La France continuera donc à s’enfoncer dans le déclin. Elle n’est en mesure de relever aucun des vrais défis qui sont les siens et qui ont pour nom la désindustrialisation, la paupérisation, l’insuffisance de travail et d’investissement, la dérive des finances publiques et le dysfonctionnement des services publics. Une autre solution politique eût consisté, pour les partis de l’axe républicain, à se mettre autour de la table (ils représentent 301 voix si l’on compte les socialistes, et même 339 avec les écologistes et 356 avec les communistes) pour s’accorder sur les cinq ou six réformes douloureuses dont le pays a impérativement besoin, chaque parti prenant sa part du coût politique corrélatif. Les riches veulent bien payer plus d’impôts, mais il faut que les services publics fonctionnent et que la dérive des finances publiques s’arrête. Pour que ce suicide collectif, mais salutaire, se produise, il eût fallu un immense courage de la classe politique, le même que celui qui fit défaut, en leur temps, aux élites de la IIIe et de la IVe Républiques pour éviter les désastres qui les emportèrent.

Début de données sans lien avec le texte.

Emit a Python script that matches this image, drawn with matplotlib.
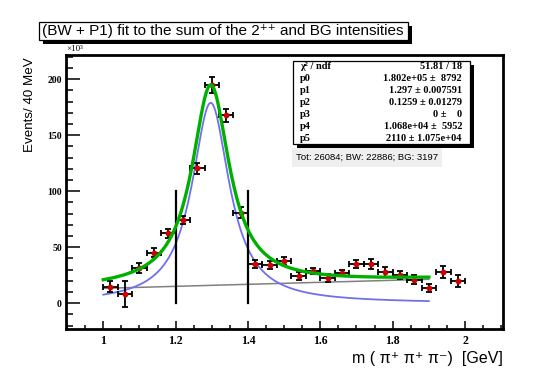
import numpy as np
import matplotlib
matplotlib.use('Agg')
import matplotlib.pyplot as plt
from matplotlib.patches import Rectangle
from matplotlib.ticker import MultipleLocator, FixedLocator

# ---------------- data (units: 10^3 events / 40 MeV) ----------------
mass = [1.02, 1.06, 1.10, 1.14, 1.18, 1.22, 1.26, 1.30, 1.34, 1.38,
        1.42, 1.46, 1.50, 1.54, 1.58, 1.62, 1.66, 1.70, 1.74, 1.78,
        1.82, 1.86, 1.90, 1.94, 1.98]
events = [14.8, 8.3, 31.8, 44.9, 62.5, 74.4, 120.5, 194.9, 167.9, 80.7,
          35.1, 34.5, 37.5, 24.4, 28.8, 22.6, 27.0, 34.8, 34.8, 28.2,
          25.0, 20.8, 13.4, 28.2, 19.9]
errors = [5.0, 12.0, 4.5, 4.0, 4.0, 3.5, 5.0, 7.0, 6.0, 5.0,
          3.5, 3.5, 3.5, 3.5, 3.0, 3.5, 3.0, 3.5, 4.5, 4.5,
          3.5, 4.0, 3.5, 5.5, 5.0]
bin_half_width = 0.02

# fit components
bw_peak = 179.0
bw_mass = 1.297
bw_width = 0.1259
fit_range = [1.0, 1.9]
bg_values = [13.3, 21.4]          # linear background at the fit-range ends
window_edges = [1.2, 1.4]
window_height = [0, 100]

x_ticks = [1.0, 1.2, 1.4, 1.6, 1.8, 2.0]
x_tick_labels = ['1', '1.2', '1.4', '1.6', '1.8', '2']
y_ticks = [0, 50, 100, 150, 200]

stats_names = ['\u03c7\u00b2 / ndf', 'p0', 'p1', 'p2', 'p3', 'p4', 'p5']
stats_values = ['51.81 / 18', '1.802e+05 \u00b1  8792', '1.297 \u00b1 0.007591',
                '0.1259 \u00b1 0.01279', '0 \u00b1    0', '1.068e+04 \u00b1  5952',
                '2110 \u00b1 1.075e+04']
summary_text = 'Tot: 26084; BW: 22886; BG: 3197'
title_text = '(BW + P1) fit to the sum of the 2\u207a\u207a and BG intensities'

# ---------------- figure ----------------
W, H = 544, 387
fig = plt.figure(figsize=(W / 100, H / 100), dpi=100)
fig.patch.set_facecolor('white')


def fx(x):
    return x / W


def fy(y):
    return 1 - y / H


ax = fig.add_axes([fx(66), fy(329), (503 - 66) / W, (329 - 55) / H])
ax.set_xlim(0.897, 2.105)
ax.set_ylim(-23, 221.7)

# fit curves
xc = np.linspace(fit_range[0], fit_range[1], 500)
half = bw_width / 2
bw = bw_peak * half ** 2 / ((xc - bw_mass) ** 2 + half ** 2)
bg = np.interp(xc, fit_range, bg_values)
ax.plot(xc, bg, color='#808080', lw=1.1, zorder=2)
ax.plot(xc, bw, color='#6f6ff0', lw=1.3, zorder=3)

# window lines
for xe in window_edges:
    ax.plot([xe, xe], window_height, color='black', lw=1.6, zorder=4)

# data
ax.errorbar(mass, events, yerr=errors, xerr=bin_half_width, fmt='o',
            color='black', ecolor='black', elinewidth=1.3, capsize=2.0,
            capthick=1.3, markersize=3.2, markerfacecolor='#d00000',
            markeredgecolor='#d00000', zorder=5)

ax.plot(xc, bw + bg, color='#00b000', lw=2.4, zorder=6)

for s in ax.spines.values():
    s.set_linewidth(2)

ax.xaxis.set_major_locator(FixedLocator(x_ticks))
ax.set_xticklabels(x_tick_labels)
ax.xaxis.set_minor_locator(MultipleLocator(0.05))
ax.yaxis.set_major_locator(FixedLocator(y_ticks))
ax.yaxis.set_minor_locator(MultipleLocator(10))
ax.tick_params(axis='both', which='both', direction='in', top=False, right=False)
ax.tick_params(axis='y', which='major', length=10, width=1.1, pad=3)
ax.tick_params(axis='y', which='minor', length=5, width=1.1)
ax.tick_params(axis='x', which='major', length=6, width=1.1, pad=4)
ax.tick_params(axis='x', which='minor', length=3, width=1.1)
for lab in ax.get_xticklabels() + ax.get_yticklabels():
    lab.set_family('Liberation Serif')
    lab.set_fontweight('bold')
for lab in ax.get_xticklabels():
    lab.set_fontsize(8.5)
for lab in ax.get_yticklabels():
    lab.set_fontsize(7)

# x10^3
fig.text(fx(66), fy(49), '\u00d710\u00b3', fontsize=6.5, family='Liberation Serif',
         ha='left', va='center')

# axis labels
fig.text(fx(30), fy(57), 'Events/ 40 MeV', rotation=90, ha='center', va='top',
         fontsize=9.6, family='Liberation Sans')
fig.text(fx(503), fy(359), 'm ( \u03c0\u207a \u03c0\u207a \u03c0\u207b)  [GeV]', ha='right',
         va='center', fontsize=11.5, family=['Liberation Sans', 'DejaVu Sans'])

# title box with shadow
tx0, tx1, ty0, ty1 = 39, 408, 22, 40
fig.patches.append(Rectangle((fx(tx0 + 4), fy(ty1 + 4)), (tx1 - tx0) / W, (ty1 - ty0) / H,
                             transform=fig.transFigure, facecolor='black',
                             edgecolor='none', zorder=1))
fig.patches.append(Rectangle((fx(tx0), fy(ty1)), (tx1 - tx0) / W, (ty1 - ty0) / H,
                             transform=fig.transFigure, facecolor='white',
                             edgecolor='black', lw=0.9, zorder=2))
fig.text(fx(42), fy(31), title_text, ha='left', va='center', fontsize=11.0,
         family=['Liberation Sans', 'DejaVu Sans'], zorder=3)

# stats box with shadow
sx0, sx1, sy0, sy1 = 293, 470, 61, 144
fig.patches.append(Rectangle((fx(sx0 + 4), fy(sy1 + 4)), (sx1 - sx0) / W, (sy1 - sy0) / H,
                             transform=fig.transFigure, facecolor='black',
                             edgecolor='none', zorder=7))
fig.patches.append(Rectangle((fx(sx0), fy(sy1)), (sx1 - sx0) / W, (sy1 - sy0) / H,
                             transform=fig.transFigure, facecolor='white',
                             edgecolor='black', lw=0.9, zorder=8))
row_h = (sy1 - sy0) / 7
for i, (n, v) in enumerate(zip(stats_names, stats_values)):
    yy = sy0 + row_h * (i + 0.5)
    fig.text(fx(300), fy(yy), n, ha='left', va='center', fontsize=7.5,
             family='Liberation Serif', fontweight='bold', zorder=9)
    fig.text(fx(462), fy(yy), v, ha='right', va='center', fontsize=7.5,
             family='Liberation Serif', fontweight='bold', zorder=9)

# summary box
fig.patches.append(Rectangle((fx(292), fy(167)), (442 - 292) / W, (167 - 148) / H,
                             transform=fig.transFigure, facecolor='#efefef',
                             edgecolor='none', zorder=7))
fig.text(fx(367), fy(157.5), summary_text, ha='center', va='center', fontsize=6.8,
         family='Liberation Sans', zorder=9)

fig.savefig('out.png', dpi=100)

Avec toutes les qualités qu’on lui prête, Michel Barnier pourrait-il être celui qui réussit l’exploit d’élever ses collègues à la hauteur des enjeux de la France dans le monde d’aujourd’hui et d’empêcher la Ve de mourir elle aussi de la médiocrité de ses dirigeants ? Evidemment, on a très envie d’y croire.

*Emmanuelle Mignon est avocate et vice-présidente des Républicains (LR).